Required task ::
Set down each line of the data below exactly as it stands, dropping the pictures.

--- Dataset section ---

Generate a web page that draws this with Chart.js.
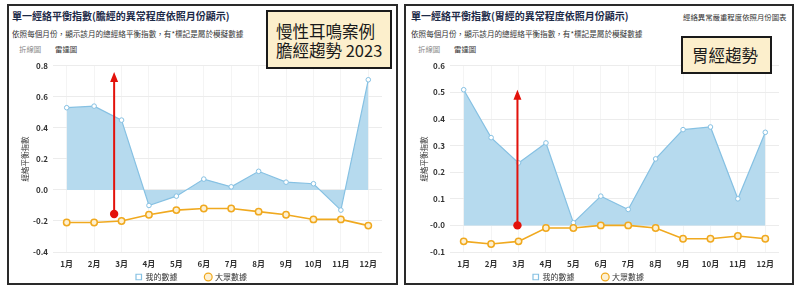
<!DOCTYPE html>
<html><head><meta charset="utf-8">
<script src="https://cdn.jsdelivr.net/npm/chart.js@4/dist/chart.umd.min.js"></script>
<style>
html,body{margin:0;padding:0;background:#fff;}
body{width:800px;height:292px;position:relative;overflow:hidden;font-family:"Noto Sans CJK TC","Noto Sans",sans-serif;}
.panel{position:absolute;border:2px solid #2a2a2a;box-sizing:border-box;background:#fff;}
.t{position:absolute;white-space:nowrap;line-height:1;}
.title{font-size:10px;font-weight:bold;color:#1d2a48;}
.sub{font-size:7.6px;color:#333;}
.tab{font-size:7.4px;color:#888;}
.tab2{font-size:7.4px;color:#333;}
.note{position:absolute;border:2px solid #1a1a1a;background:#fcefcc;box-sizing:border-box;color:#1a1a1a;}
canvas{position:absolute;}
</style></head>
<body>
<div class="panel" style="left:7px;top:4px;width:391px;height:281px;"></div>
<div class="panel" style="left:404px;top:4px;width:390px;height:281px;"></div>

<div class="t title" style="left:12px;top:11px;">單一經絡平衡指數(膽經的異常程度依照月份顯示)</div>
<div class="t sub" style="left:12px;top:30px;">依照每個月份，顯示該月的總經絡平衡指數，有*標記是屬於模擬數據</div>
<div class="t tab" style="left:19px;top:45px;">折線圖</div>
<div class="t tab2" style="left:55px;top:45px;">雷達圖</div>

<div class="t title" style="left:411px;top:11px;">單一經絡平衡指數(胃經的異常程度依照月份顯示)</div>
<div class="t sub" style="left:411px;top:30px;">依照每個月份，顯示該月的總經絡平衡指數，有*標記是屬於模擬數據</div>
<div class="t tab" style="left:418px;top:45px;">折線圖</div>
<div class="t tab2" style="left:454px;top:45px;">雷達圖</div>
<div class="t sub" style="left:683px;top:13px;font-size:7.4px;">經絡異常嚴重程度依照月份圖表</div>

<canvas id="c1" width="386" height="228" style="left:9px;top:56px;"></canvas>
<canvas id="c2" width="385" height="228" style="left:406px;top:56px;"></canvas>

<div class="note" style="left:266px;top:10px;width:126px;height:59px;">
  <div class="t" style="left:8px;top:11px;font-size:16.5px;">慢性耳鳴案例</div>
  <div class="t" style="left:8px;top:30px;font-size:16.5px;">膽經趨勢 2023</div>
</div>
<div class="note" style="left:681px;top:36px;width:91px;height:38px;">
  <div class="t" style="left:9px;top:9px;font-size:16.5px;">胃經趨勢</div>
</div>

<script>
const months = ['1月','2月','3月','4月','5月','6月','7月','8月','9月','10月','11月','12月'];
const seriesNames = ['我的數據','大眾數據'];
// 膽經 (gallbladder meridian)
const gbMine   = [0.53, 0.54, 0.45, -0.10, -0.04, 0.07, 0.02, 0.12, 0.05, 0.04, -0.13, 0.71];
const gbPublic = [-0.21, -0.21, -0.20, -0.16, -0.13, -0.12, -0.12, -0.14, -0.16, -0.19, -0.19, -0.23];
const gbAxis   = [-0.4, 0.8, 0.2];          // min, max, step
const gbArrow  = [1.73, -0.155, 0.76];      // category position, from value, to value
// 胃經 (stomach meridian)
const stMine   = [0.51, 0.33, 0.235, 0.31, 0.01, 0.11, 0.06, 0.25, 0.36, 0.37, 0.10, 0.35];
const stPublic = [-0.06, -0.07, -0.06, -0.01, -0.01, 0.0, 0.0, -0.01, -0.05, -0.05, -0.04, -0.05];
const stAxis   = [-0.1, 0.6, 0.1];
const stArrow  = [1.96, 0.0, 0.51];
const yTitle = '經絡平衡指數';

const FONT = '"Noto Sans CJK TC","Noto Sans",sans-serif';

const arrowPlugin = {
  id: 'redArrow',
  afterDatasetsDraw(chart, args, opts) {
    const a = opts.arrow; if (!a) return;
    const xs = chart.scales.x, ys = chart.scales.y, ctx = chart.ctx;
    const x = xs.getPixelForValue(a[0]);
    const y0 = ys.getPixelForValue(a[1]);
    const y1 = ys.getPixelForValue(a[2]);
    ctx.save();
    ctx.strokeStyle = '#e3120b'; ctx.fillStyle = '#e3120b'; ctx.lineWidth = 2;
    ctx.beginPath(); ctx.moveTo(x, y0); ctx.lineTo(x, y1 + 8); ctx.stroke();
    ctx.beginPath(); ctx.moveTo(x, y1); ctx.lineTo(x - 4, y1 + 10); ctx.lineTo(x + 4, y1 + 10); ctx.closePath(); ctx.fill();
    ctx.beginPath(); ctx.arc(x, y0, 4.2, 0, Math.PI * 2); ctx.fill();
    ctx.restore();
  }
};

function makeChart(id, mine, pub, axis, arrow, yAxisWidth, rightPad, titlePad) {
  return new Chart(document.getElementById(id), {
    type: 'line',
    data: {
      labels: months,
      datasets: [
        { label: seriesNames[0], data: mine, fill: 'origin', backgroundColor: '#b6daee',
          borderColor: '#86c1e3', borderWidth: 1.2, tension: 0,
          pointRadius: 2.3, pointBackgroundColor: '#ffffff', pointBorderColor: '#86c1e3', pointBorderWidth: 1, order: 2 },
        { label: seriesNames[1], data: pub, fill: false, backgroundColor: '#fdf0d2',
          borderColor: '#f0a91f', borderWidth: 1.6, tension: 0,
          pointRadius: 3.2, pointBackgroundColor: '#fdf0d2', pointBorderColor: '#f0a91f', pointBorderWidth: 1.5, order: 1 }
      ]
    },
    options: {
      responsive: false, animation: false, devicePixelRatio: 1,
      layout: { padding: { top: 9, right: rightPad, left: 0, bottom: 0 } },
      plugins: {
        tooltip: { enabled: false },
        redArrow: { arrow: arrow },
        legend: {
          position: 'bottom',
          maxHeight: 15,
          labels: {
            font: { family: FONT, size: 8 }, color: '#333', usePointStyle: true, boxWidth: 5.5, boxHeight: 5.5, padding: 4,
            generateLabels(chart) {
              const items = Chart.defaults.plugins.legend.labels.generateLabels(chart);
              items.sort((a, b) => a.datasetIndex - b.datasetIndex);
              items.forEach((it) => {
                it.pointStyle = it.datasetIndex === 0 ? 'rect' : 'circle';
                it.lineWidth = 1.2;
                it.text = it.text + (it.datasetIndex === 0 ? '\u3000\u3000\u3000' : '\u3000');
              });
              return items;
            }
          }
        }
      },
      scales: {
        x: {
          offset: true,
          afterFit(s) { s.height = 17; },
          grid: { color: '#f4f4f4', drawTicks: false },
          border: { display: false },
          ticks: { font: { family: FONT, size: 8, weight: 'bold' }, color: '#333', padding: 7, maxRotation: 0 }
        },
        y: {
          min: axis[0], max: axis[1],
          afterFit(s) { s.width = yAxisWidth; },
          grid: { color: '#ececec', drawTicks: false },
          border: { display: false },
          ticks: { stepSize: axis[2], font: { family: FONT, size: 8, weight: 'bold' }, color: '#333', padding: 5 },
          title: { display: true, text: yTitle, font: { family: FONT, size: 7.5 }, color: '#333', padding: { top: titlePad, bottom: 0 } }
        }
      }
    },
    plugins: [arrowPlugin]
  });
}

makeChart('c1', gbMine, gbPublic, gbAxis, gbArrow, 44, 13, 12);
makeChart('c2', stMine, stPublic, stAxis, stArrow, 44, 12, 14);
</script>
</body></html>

---

Solution ::
Generate a web page that draws this with Chart.js.
<!DOCTYPE html>
<html><head><meta charset="utf-8">
<script src="https://cdn.jsdelivr.net/npm/chart.js@4/dist/chart.umd.min.js"></script>
<style>
html,body{margin:0;padding:0;background:#fff;}
body{width:800px;height:292px;position:relative;overflow:hidden;font-family:"Noto Sans CJK TC","Noto Sans",sans-serif;}
.panel{position:absolute;border:2px solid #2a2a2a;box-sizing:border-box;background:#fff;}
.t{position:absolute;white-space:nowrap;line-height:1;}
.title{font-size:10px;font-weight:bold;color:#1d2a48;}
.sub{font-size:7.6px;color:#333;}
.tab{font-size:7.4px;color:#888;}
.tab2{font-size:7.4px;color:#333;}
.note{position:absolute;border:2px solid #1a1a1a;background:#fcefcc;box-sizing:border-box;color:#1a1a1a;}
canvas{position:absolute;}
</style></head>
<body>
<div class="panel" style="left:7px;top:4px;width:391px;height:281px;"></div>
<div class="panel" style="left:404px;top:4px;width:390px;height:281px;"></div>

<div class="t title" style="left:12px;top:11px;">單一經絡平衡指數(膽經的異常程度依照月份顯示)</div>
<div class="t sub" style="left:12px;top:30px;">依照每個月份，顯示該月的總經絡平衡指數，有*標記是屬於模擬數據</div>
<div class="t tab" style="left:19px;top:45px;">折線圖</div>
<div class="t tab2" style="left:55px;top:45px;">雷達圖</div>

<div class="t title" style="left:411px;top:11px;">單一經絡平衡指數(胃經的異常程度依照月份顯示)</div>
<div class="t sub" style="left:411px;top:30px;">依照每個月份，顯示該月的總經絡平衡指數，有*標記是屬於模擬數據</div>
<div class="t tab" style="left:418px;top:45px;">折線圖</div>
<div class="t tab2" style="left:454px;top:45px;">雷達圖</div>
<div class="t sub" style="left:683px;top:13px;font-size:7.4px;">經絡異常嚴重程度依照月份圖表</div>

<canvas id="c1" width="386" height="228" style="left:9px;top:56px;"></canvas>
<canvas id="c2" width="385" height="228" style="left:406px;top:56px;"></canvas>

<div class="note" style="left:266px;top:10px;width:126px;height:59px;">
  <div class="t" style="left:8px;top:11px;font-size:16.5px;">慢性耳鳴案例</div>
  <div class="t" style="left:8px;top:30px;font-size:16.5px;">膽經趨勢 2023</div>
</div>
<div class="note" style="left:681px;top:36px;width:91px;height:38px;">
  <div class="t" style="left:9px;top:9px;font-size:16.5px;">胃經趨勢</div>
</div>

<script>
const months = ['1月','2月','3月','4月','5月','6月','7月','8月','9月','10月','11月','12月'];
const seriesNames = ['我的數據','大眾數據'];
// 膽經 (gallbladder meridian)
const gbMine   = [0.53, 0.54, 0.45, -0.10, -0.04, 0.07, 0.02, 0.12, 0.05, 0.04, -0.13, 0.71];
const gbPublic = [-0.21, -0.21, -0.20, -0.16, -0.13, -0.12, -0.12, -0.14, -0.16, -0.19, -0.19, -0.23];
const gbAxis   = [-0.4, 0.8, 0.2];          // min, max, step
const gbArrow  = [1.73, -0.155, 0.76];      // category position, from value, to value
// 胃經 (stomach meridian)
const stMine   = [0.51, 0.33, 0.235, 0.31, 0.01, 0.11, 0.06, 0.25, 0.36, 0.37, 0.10, 0.35];
const stPublic = [-0.06, -0.07, -0.06, -0.01, -0.01, 0.0, 0.0, -0.01, -0.05, -0.05, -0.04, -0.05];
const stAxis   = [-0.1, 0.6, 0.1];
const stArrow  = [1.96, 0.0, 0.51];
const yTitle = '經絡平衡指數';

const FONT = '"Noto Sans CJK TC","Noto Sans",sans-serif';

const arrowPlugin = {
  id: 'redArrow',
  afterDatasetsDraw(chart, args, opts) {
    const a = opts.arrow; if (!a) return;
    const xs = chart.scales.x, ys = chart.scales.y, ctx = chart.ctx;
    const x = xs.getPixelForValue(a[0]);
    const y0 = ys.getPixelForValue(a[1]);
    const y1 = ys.getPixelForValue(a[2]);
    ctx.save();
    ctx.strokeStyle = '#e3120b'; ctx.fillStyle = '#e3120b'; ctx.lineWidth = 2;
    ctx.beginPath(); ctx.moveTo(x, y0); ctx.lineTo(x, y1 + 8); ctx.stroke();
    ctx.beginPath(); ctx.moveTo(x, y1); ctx.lineTo(x - 4, y1 + 10); ctx.lineTo(x + 4, y1 + 10); ctx.closePath(); ctx.fill();
    ctx.beginPath(); ctx.arc(x, y0, 4.2, 0, Math.PI * 2); ctx.fill();
    ctx.restore();
  }
};

function makeChart(id, mine, pub, axis, arrow, yAxisWidth, rightPad, titlePad) {
  return new Chart(document.getElementById(id), {
    type: 'line',
    data: {
      labels: months,
      datasets: [
        { label: seriesNames[0], data: mine, fill: 'origin', backgroundColor: '#b6daee',
          borderColor: '#86c1e3', borderWidth: 1.2, tension: 0,
          pointRadius: 2.3, pointBackgroundColor: '#ffffff', pointBorderColor: '#86c1e3', pointBorderWidth: 1, order: 2 },
        { label: seriesNames[1], data: pub, fill: false, backgroundColor: '#fdf0d2',
          borderColor: '#f0a91f', borderWidth: 1.6, tension: 0,
          pointRadius: 3.2, pointBackgroundColor: '#fdf0d2', pointBorderColor: '#f0a91f', pointBorderWidth: 1.5, order: 1 }
      ]
    },
    options: {
      responsive: false, animation: false, devicePixelRatio: 1,
      layout: { padding: { top: 9, right: rightPad, left: 0, bottom: 0 } },
      plugins: {
        tooltip: { enabled: false },
        redArrow: { arrow: arrow },
        legend: {
          position: 'bottom',
          maxHeight: 15,
          labels: {
            font: { family: FONT, size: 8 }, color: '#333', usePointStyle: true, boxWidth: 5.5, boxHeight: 5.5, padding: 4,
            generateLabels(chart) {
              const items = Chart.defaults.plugins.legend.labels.generateLabels(chart);
              items.sort((a, b) => a.datasetIndex - b.datasetIndex);
              items.forEach((it) => {
                it.pointStyle = it.datasetIndex === 0 ? 'rect' : 'circle';
                it.lineWidth = 1.2;
                it.text = it.text + (it.datasetIndex === 0 ? '\u3000\u3000\u3000' : '\u3000');
              });
              return items;
            }
          }
        }
      },
      scales: {
        x: {
          offset: true,
          afterFit(s) { s.height = 17; },
          grid: { color: '#f4f4f4', drawTicks: false },
          border: { display: false },
          ticks: { font: { family: FONT, size: 8, weight: 'bold' }, color: '#333', padding: 7, maxRotation: 0 }
        },
        y: {
          min: axis[0], max: axis[1],
          afterFit(s) { s.width = yAxisWidth; },
          grid: { color: '#ececec', drawTicks: false },
          border: { display: false },
          ticks: { stepSize: axis[2], font: { family: FONT, size: 8, weight: 'bold' }, color: '#333', padding: 5 },
          title: { display: true, text: yTitle, font: { family: FONT, size: 7.5 }, color: '#333', padding: { top: titlePad, bottom: 0 } }
        }
      }
    },
    plugins: [arrowPlugin]
  });
}

makeChart('c1', gbMine, gbPublic, gbAxis, gbArrow, 44, 13, 12);
makeChart('c2', stMine, stPublic, stAxis, stArrow, 44, 12, 14);
</script>
</body></html>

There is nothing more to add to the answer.